This week is crunch time for the California legislature and the fate of Southern California Edison Co. as it sits on the edge of being dragged into bankruptcy. Facing a summer recess beginning this Friday, state lawmakers were exploring alternatives to the April 9 deal the governor and Edison struck that involves the sale of the utility’s transmission assets to the state.

A new Assembly Bill (82XX) was thrust forward late last Friday, using the governor’s deal as a framework, but differing in at least four key ways: (1) buying the transmission, but “at less than market value; (2) establishing an “electricity supplier claims resolution trust” to reduce payments to generators found to be overcharging; (3) establishing a ratepayer refund account to allow consumers to benefit as power costs fall; and (4) restoring direct access retail choice for most customers.

The latest proposal, its sponsors claim, will not require rate increases, and the bill will be considered this week by an Assembly committee charged with looking at energy costs and availability in the still-ongoing second emergency special session.

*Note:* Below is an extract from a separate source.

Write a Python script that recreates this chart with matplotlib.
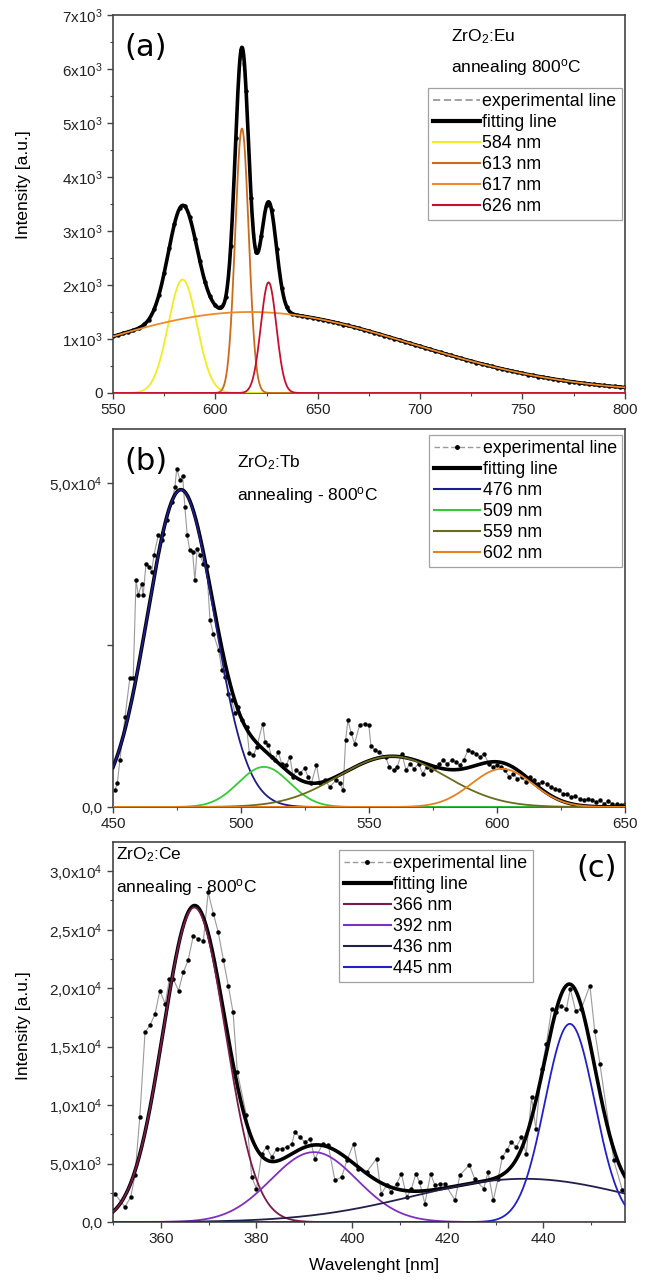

Reports out of Sacramento last Friday were inconclusive, with state legislators indicating there was no majority support for any alternative, but Edison officials expressed optimism that a wide-ranging agreement would be fashioned by the elected officials. Off-the-record, state legislative insiders, however, were speculating that the last-minute flurry of activity was just a means for a number of majority lawmakers to cover their political backsides when Edison’s creditors inevitably take the utility into Chapter 11 bankruptcy proceedings, a course Pacific Gas and Electric Co. chose voluntarily in April just before Edison struck its deal with the governor.

Increasingly more legislators in the majority Democratic side of the legislature are seeing bankruptcy as a better alternative than an agreement that voters will view as a “bailout” from the taxpayers to a private-sector company. Assembly Speaker Robert Hertzberg, however, said Friday in news media accounts that the legislature “must act,” and as such, and he is the sponsor for the proposed new alternative plan, first scheduling hearings over the past weekend, and then rescheduling for today.

“Our proposal protects those who deregulation has hurt the most–consumers, and holds accountable those who have taken advantage of us, and it promises consumers that they will see rates go down,” said Hertzberg, referring to the newly conceived AB 82XX.

At least three issues outside the proposed deal (“MOU,” memorandum of understanding) between Davis and Edison, have gotten in the way of a legislative solution being forged:

The federal settlement talks with the prospect of some refund agreement being reached.

The $43 billion in long-term power contracts the state signed which lock in utility customers for years.

The desire among some lawmakers to retain customer choice and direct access contracts at least for the largest business customers.

An alternative approach being talked about in private discussion late last week was for the state to forgot about buying Edison’s transmission lines and also leave it to the utility to resolve the $1 billion in past-due bills it owes generators. The state’s financial fix would focus on the $2.5 billion Edison owes banks and other creditors, helping make them whole on these debts.

Another variation is to continue to do as the state regulators have done in spreading recent electric rate increases, shield the residential and small businesses from paying the bulk of the costs. Instead medium and large businesses would carry most of the load in a scenario that envisions the generators taking substantial discounts on the amounts they are owed in return for the assurance of getting a portion of it from increased rates the business customers would pay

Edison officials indicated last week that they will continue to resist bankruptcy if state and federal generated relief falls short, but they will be in a “very difficult” predicament unless some solution comes out of the state legislature by mid-August.

“Quite clearly the CPUC has missed a number of important dates called for in the MOU (memorandum of understanding with the governor),” said Ted Craver, Edison International CFO. “Without significant action by both the regulators and lawmakers by Aug. 15, it is a matter of significant concern from our standpoint,” he said, noting the utility still doesn’t view bankruptcy as an alternative it would voluntarily take.

Craver said the FERC settlement talks have not directly impacted the state legislative discussions, but they are obviously related because refunds could alter the degree of financial distress the legislative solutions would have to address. “A refund settlement, however, was never specifically contemplated in the MOU with the governor,” he said.

The Edison utility’s parent, Edison International, file (an 8K) with the federal Securities and Exchange Commission July 11, detailing the refinancing it closed July 2 to pay off $1.2 billion in the holding company’s debt. Included in those details is disclosure that a combination of $59 million in dividends from merchant power plant developer Edison Mission Energy and sale of various nonutility assets totaling $210 million were added to the parent company’s refinancing, according to Craver.